I have the feeling that 1500 revs/min on my Volvo D9 575s might be OK, but its only a feeling, can anybody give a more scientific answer, please?
 
Gut feeling answer = you will be fine. But I would have the injectors serviced as recommended on D9, because it's the only engine I ever had fail catastrophically on me when I was driving a boat - a hosing injector destroyed a piston.

Scientific answers:
1. I see no logic in "especially on common rail" comment: an electronic injector is agnostic about whether it is fed fuel from a common rail or a unit injector.
2. I don't see how blockage will generally tend to result from running at modest speeds. Dirt shouldn't be getting to the injector in the first place, but it feels unscientific to think that the higher fuel flow at 2300rpm will flush out dirt that the lower fuel flow at 1500rpm won't.
3. You'll get LESS injector wear at 1500rpm than 2300 rpm, AOTBE, because there is less flow of fuel and so less frictional wear.
4. Remember nearly all European 50Hz generators run at a fixed 1500rpm, often at a much lower loaded state (and hence with less fuel flow) than a propulsion engine at 1500rpm and they are not prone to blockage.
 
Point taken regarding injector servicing on D9s. I read that CR injector tips differ by having multiple tiny canuli and at lower speeds carbon build up (due to less heat?) can cause them to "hose".

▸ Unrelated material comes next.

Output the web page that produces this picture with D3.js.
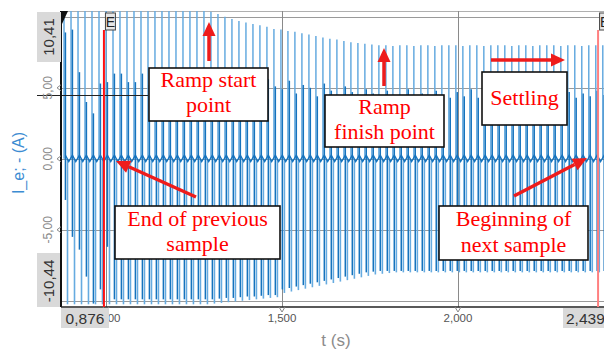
<!DOCTYPE html>
<html><head><meta charset="utf-8">
<script src="https://cdn.jsdelivr.net/npm/d3@7"></script>
<style>body{margin:0;background:#fff}svg{display:block}</style>
</head><body><svg id="c" width="604" height="352"></svg>
<script>
// ---- data ----
const spikeTimes = [0.8806,0.9005,0.9204,0.9402,0.9601,0.9800,0.9999,1.0198,1.0396,1.0595,
1.0794,1.0993,1.1192,1.1390,1.1589,1.1788,1.1987,1.2186,1.2384,1.2583,
1.2782,1.2981,1.3180,1.3378,1.3577,1.3776,1.3975,1.4174,1.4372,1.4571,
1.4770,1.4969,1.5168,1.5366,1.5565,1.5764,1.5963,1.6162,1.6360,1.6559,
1.6758,1.6957,1.7156,1.7354,1.7553,1.7752,1.7951,1.8150,1.8348,1.8547,
1.8746,1.8945,1.9144,1.9342,1.9541,1.9740,1.9939,2.0138,2.0336,2.0535,
2.0734,2.0933,2.1132,2.1330,2.1529,2.1728,2.1927,2.2126,2.2324,2.2523,
2.2722,2.2921,2.3120,2.3318,2.3517,2.3716,2.3915,2.4114];
const upPeak = [10.6,10.6,10.6,10.6,10.6,10.6,10.6,10.6,10.6,10.6,
10.6,10.6,10.6,10.6,10.6,10.6,10.6,10.6,10.6,10.6,
10.6,10.35,10.2,10.0,9.85,9.7,9.6,9.5,9.4,9.3,
9.15,9.1,9.0,8.95,8.85,8.75,8.65,8.55,8.45,8.4,
8.3,8.2,8.15,8.1,8.05,8.0,8.0,7.95,8.0,8.0,
7.95,8.0,8.0,7.95,8.0,8.0,8.0,7.95,8.0,8.0,
7.95,8.0,8.0,8.0,7.95,8.0,8.0,7.95,8.0,8.0,
8.0,7.95,8.0,8.0,7.95,8.0,8.0,8.0];
const downPeak = [-10.25,-10.25,-10.25,-10.25,-10.25,-10.25,-10.25,-10.25,-10.25,-10.25,
-10.25,-10.25,-10.25,-10.25,-10.25,-10.25,-10.25,-10.25,-10.25,-10.25,
-10.25,-10.2,-10.15,-10.1,-10.05,-10.0,-9.95,-9.9,-9.85,-9.8,
-9.75,-9.45,-9.35,-9.25,-9.15,-9.05,-8.95,-8.85,-8.75,-8.65,
-8.55,-8.45,-8.35,-8.25,-8.15,-8.1,-8.05,-8.0,-8.0,-8.0,
-8.0,-8.0,-8.0,-8.0,-8.0,-8.0,-8.0,-8.0,-8.0,-8.0,
-8.0,-8.0,-8.0,-8.0,-8.0,-8.0,-8.0,-8.0,-8.0,-8.0,
-8.0,-8.0,-8.0,-8.0,-8.0,-8.0,-8.0,-8.0];
const darkTop = [8.9,9.1,6.1,4.0,3.2,5.3,5.4,6.0,6.0,5.4,
5.4,6.0,5.2,5.6,5.0,5.5,4.8,5.3,5.6,4.9,
5.2,5.5,4.7,5.1,5.4,4.6,5.0,5.3,4.8,5.6,
5.1,4.9,5.5,4.6,5.2,5.0,4.4,5.3,4.8,4.5,
5.1,4.7,4.3,4.9,4.6,4.2,4.8,4.5,4.3,4.9,
4.4,4.6,4.2,4.8,4.5,4.3,4.7,4.4,4.9,4.3,
4.6,4.4,4.8,4.2,4.5,4.7,4.3,4.6,4.4,4.8,
4.2,4.5,4.7,4.3,4.6,4.4,4.8,4.5];
const darkBot = [-2.9,-5.5,-6.4,-8.3,-10.2,-9.2,-6.2,-9.9,-9.9,-9.9,
-9.9,-9.9,-9.9,-9.9,-9.9,-9.9,-9.9,-9.9,-9.9,-9.9,
-9.9,-9.9,-9.85,-9.8,-9.8,-9.75,-9.7,-9.7,-9.65,-9.6,
-9.6,-9.2,-9.1,-9.0,-8.9,-8.8,-8.7,-8.6,-8.5,-8.4,
-8.3,-8.2,-8.1,-8.0,-7.95,-7.9,-7.9,-7.9,-7.9,-7.9,
-7.9,-7.9,-7.9,-7.9,-7.9,-7.9,-7.9,-7.9,-7.9,-7.9,
-7.9,-7.9,-7.9,-7.9,-7.9,-7.9,-7.9,-7.9,-7.9,-7.9,
-7.9,-7.9,-7.9,-7.9,-7.9,-7.9,-7.9,-7.9];
const rippleHigh = 0.25, rippleLow = -0.2;
const xDomain = [0.876, 2.439];
const xDomainLabels = ["0,876", "2,439"];
const yDomain = [-10.44, 10.41];
const yDomainLabels = ["-10,44", "10,41"];
const xTicks = [1.0, 1.5, 2.0];
const xTickLabels = ["1,000", "1,500", "2,000"];
const yTicks = [5, 0, -5];
const yTickLabels = ["5,00", "0,00", "-5,00"];
const yGrid = [10, 5, 0, -5, -10];
const cursorTimes = [0.994, 2.398];
const yTitle = "I_e; - (A)";
const xTitle = "t (s)";
const notes = [
  ["Ramp start", "point"],
  ["Ramp", "finish point"],
  ["Settling"],
  ["End of previous", "sample"],
  ["Beginning of", "next sample"]
];

// ---- drawing ----
const svg = d3.select("#c");
const x = d3.scaleLinear().domain(xDomain).range([62.4, 612.5]);
const y = d3.scaleLinear().domain(yDomain).range([307, 11]);
const L = 61, R = 604, T = 11, B = 307;
const sans = "'Liberation Sans', Arial, sans-serif";

const defs = svg.append("defs");
defs.append("clipPath").attr("id","pc")
  .append("rect").attr("x", L).attr("y", T).attr("width", R - L).attr("height", B - T);
defs.append("clipPath").attr("id","xc")
  .append("rect").attr("x", 109).attr("y", 308).attr("width", 495).attr("height", 20);

// grid
svg.append("line").attr("x1", L).attr("x2", R).attr("y1", 11.5).attr("y2", 11.5).attr("stroke", "#b0b0b0").attr("stroke-width", 1.2);
svg.selectAll(".hg").data(yGrid).join("line")
  .attr("x1", L).attr("x2", R).attr("y1", d => Math.round(y(d)) + 0.5).attr("y2", d => Math.round(y(d)) + 0.5)
  .attr("stroke", "#9a9a9a").attr("stroke-width", 1);
svg.selectAll(".vg").data(xTicks).join("line")
  .attr("x1", d => Math.round(x(d)) + 0.5).attr("x2", d => Math.round(x(d)) + 0.5).attr("y1", T).attr("y2", B)
  .attr("stroke", "#8a8a8a").attr("stroke-width", 1);

// signal
const g = svg.append("g").attr("clip-path", "url(#pc)");
const cyc = spikeTimes.map((t, i) => ({t, up: upPeak[i], dn: downPeak[i], dt: darkTop[i], db: darkBot[i]}));
const light = "#66abe0", dark = "#1673bd";
g.selectAll(".up").data(cyc).join("line")
  .attr("x1", d => x(d.t)).attr("x2", d => x(d.t)).attr("y1", y(0)).attr("y2", d => y(d.up))
  .attr("stroke", light).attr("stroke-width", 1.5);
g.selectAll(".dn").data(cyc).join("line")
  .attr("x1", d => x(d.t + 0.0099)).attr("x2", d => x(d.t + 0.0099)).attr("y1", y(0)).attr("y2", d => y(d.dn))
  .attr("stroke", light).attr("stroke-width", 1.6);
g.selectAll(".dk").data(cyc).join("line")
  .attr("x1", d => x(d.t + 0.004)).attr("x2", d => x(d.t + 0.004)).attr("y1", d => y(d.dt)).attr("y2", d => y(d.db))
  .attr("stroke", dark).attr("stroke-width", 1.5);
const ripplePts = [];
cyc.forEach(d => { ripplePts.push([d.t + 0.004, rippleHigh]); ripplePts.push([d.t + 0.0135, rippleLow]); });
g.append("path").attr("d", d3.line().x(d => x(d[0])).y(d => y(d[1]))(ripplePts))
  .attr("fill", "none").attr("stroke", dark).attr("stroke-width", 1.4);

// stray dark line and axes
svg.append("line").attr("x1", 37).attr("x2", 148).attr("y1", 95.5).attr("y2", 95.5).attr("stroke", "#222").attr("stroke-width", 1.2);
svg.append("line").attr("x1", L).attr("x2", L).attr("y1", T).attr("y2", B).attr("stroke", "#111").attr("stroke-width", 2);
svg.append("line").attr("x1", L).attr("x2", R).attr("y1", B).attr("y2", B).attr("stroke", "#222").attr("stroke-width", 1.6);
svg.append("path").attr("d", `M${L-1},${T} L${L+7},${T} L${L+1},${T+13} Z`).attr("fill", "#111");

// y tick markers and labels
svg.selectAll(".ytm").data(yTicks).join("path")
  .attr("d", d => `M${L},${y(d)-3} L${L-4},${y(d)} L${L},${y(d)+3}`)
  .attr("fill", "none").attr("stroke", "#888").attr("stroke-width", 1);
svg.selectAll(".ytl").data(yTicks).join("text")
  .attr("transform", d => `translate(52,${y(d)}) rotate(-90)`)
  .attr("text-anchor", "middle").attr("font-family", sans).attr("font-size", 12).attr("fill", "#8a8a8a")
  .text((d, i) => yTickLabels[i]);

// y domain labels in gray boxes
svg.append("rect").attr("x", 37).attr("y", 12).attr("width", 24).attr("height", 50).attr("fill", "#d9d9d9");
svg.append("rect").attr("x", 37).attr("y", 253).attr("width", 23).attr("height", 54).attr("fill", "#d9d9d9");
svg.append("text").attr("transform", `translate(54,${37}) rotate(-90)`).attr("text-anchor", "middle")
  .attr("font-family", sans).attr("font-size", 15).attr("fill", "#333").text(yDomainLabels[1]);
svg.append("text").attr("transform", `translate(54,${281}) rotate(-90)`).attr("text-anchor", "middle")
  .attr("font-family", sans).attr("font-size", 15).attr("fill", "#333").text(yDomainLabels[0]);

// x tick markers and labels
svg.selectAll(".xtm").data(xTicks).join("path")
  .attr("d", d => `M${x(d)-3},${B} L${x(d)},${B+5} L${x(d)+3},${B}`)
  .attr("fill", "none").attr("stroke", "#888").attr("stroke-width", 1);
svg.append("g").attr("clip-path", "url(#xc)").selectAll(".xtl").data(xTicks).join("text")
  .attr("x", d => x(d)).attr("y", 322).attr("text-anchor", "middle")
  .attr("font-family", sans).attr("font-size", 11.5).attr("fill", "#555")
  .text((d, i) => xTickLabels[i]);
svg.append("rect").attr("x", 61).attr("y", 308).attr("width", 48).attr("height", 20).attr("fill", "#d9d9d9");
svg.append("rect").attr("x", 563).attr("y", 308).attr("width", 41).attr("height", 20).attr("fill", "#d9d9d9");
svg.append("text").attr("x", 85).attr("y", 324).attr("text-anchor", "middle")
  .attr("font-family", sans).attr("font-size", 15.5).attr("fill", "#333").text(xDomainLabels[0]);
svg.append("text").attr("x", 566).attr("y", 324)
  .attr("font-family", sans).attr("font-size", 15.5).attr("fill", "#333").text(xDomainLabels[1]);

// titles
svg.append("text").attr("transform", "translate(24,163) rotate(-90)").attr("text-anchor", "middle")
  .attr("font-family", sans).attr("font-size", 16).attr("fill", "#3c8cd2").text(yTitle);
svg.append("text").attr("x", 336).attr("y", 346).attr("text-anchor", "middle")
  .attr("font-family", sans).attr("font-size", 17).attr("fill", "#8c8c8c").text(xTitle);

// cursors
const curCol = ["#ff1010", "#ff8080"];
cursorTimes.forEach((t, i) => {
  const cx = x(t);
  svg.append("line").attr("x1", cx).attr("x2", cx).attr("y1", 30).attr("y2", B).attr("stroke", curCol[i]).attr("stroke-width", 2);
  svg.append("rect").attr("x", cx + 1.5).attr("y", 13).attr("width", 10).attr("height", 17)
    .attr("fill", "#e6e6e6").attr("stroke", "#444").attr("stroke-width", 1);
  svg.append("text").attr("x", cx + 6.5).attr("y", 27).attr("text-anchor", "middle")
    .attr("font-family", sans).attr("font-size", 14).attr("fill", "#222").text("E");
});

// annotation boxes
const boxes = [
  {x: 149, y: 68, w: 119, h: 53, ly: [87, 112]},
  {x: 325, y: 95, w: 119, h: 52, ly: [114, 139]},
  {x: 482, y: 72, w: 85, h: 53, ly: [105]},
  {x: 115, y: 206, w: 165, h: 53, ly: [226, 251]},
  {x: 439, y: 206, w: 149, h: 54, ly: [226, 252]}
];
boxes.forEach((b, i) => {
  svg.append("rect").attr("x", b.x).attr("y", b.y).attr("width", b.w).attr("height", b.h)
    .attr("fill", "#fff").attr("stroke", "#111").attr("stroke-width", 1.6);
  notes[i].forEach((s, j) => {
    svg.append("text").attr("x", b.x + b.w / 2).attr("y", b.ly[j]).attr("text-anchor", "middle")
      .attr("font-family", "'Liberation Serif', 'Times New Roman', serif").attr("font-size", 22)
      .attr("fill", "#ff0000").text(s);
  });
});

// arrows
function arrow(x1, y1, x2, y2) {
  const a = Math.atan2(y2 - y1, x2 - x1), hl = 14, hw = 6.5;
  const bx = x2 - hl * Math.cos(a), by = y2 - hl * Math.sin(a);
  svg.append("line").attr("x1", x1).attr("y1", y1).attr("x2", bx).attr("y2", by)
    .attr("stroke", "#ee1c1c").attr("stroke-width", 3.5);
  const px = -Math.sin(a) * hw, py = Math.cos(a) * hw;
  svg.append("path").attr("d", `M${x2},${y2} L${bx + px},${by + py} L${bx - px},${by - py} Z`).attr("fill", "#ee1c1c");
}
arrow(209, 61, 209, 22);
arrow(384, 86, 384, 48);
arrow(491, 60, 565, 60);
arrow(196, 197, 116, 161);
arrow(514, 196, 587, 158);
</script></body></html>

Interesting about the generators, do any of them use D9s?
 
The modern multiple nozzles/multiple injection events and all that are features of modern diesel engines with electronically controlled injection, not features of the common rail method of distributing the fuel. The injectors are indifferent/ don't even know whether the high pressure fuel comes from a common rail or from cylinder-specific high pressure pumps (so called "unit injectors").

A Volvo D9 isn't a common rail engine. It has unit injectors, which means a local high pressure pump for each cylinder, thwacked by the camshaft to create the pressure. That high pressure fuel is then injected by modern fully electronically controlled injectors. Nothing at all unusual or bad about any of that. Same iirc for D11, D12, D13 engines.

Yes lots of generators use the D9 engine.
 
I keep my boat on a river which is speed restricted.
Boats here with planing hulls designed for sea use are common. They don't seem to suffer from mostly going slow .

At mostly slow speed I have clocked up over 850 hours in my present boat since 2014 and 650 hours in my previous boat between 2008 and 2014 and never had any issues with fuel or injectors.
That's mechanical injection kad32 diesels.

I do get to go fast when we go to tidal/salty water which is a very few times a year but that's a relatively small number of hours overall.
Must admit the engines always feel better after a good blast , even if its a 20 minute blast. But no issues as far as I know.

The last couple of years I use a fuel additive which claims to keep the fuel system clean.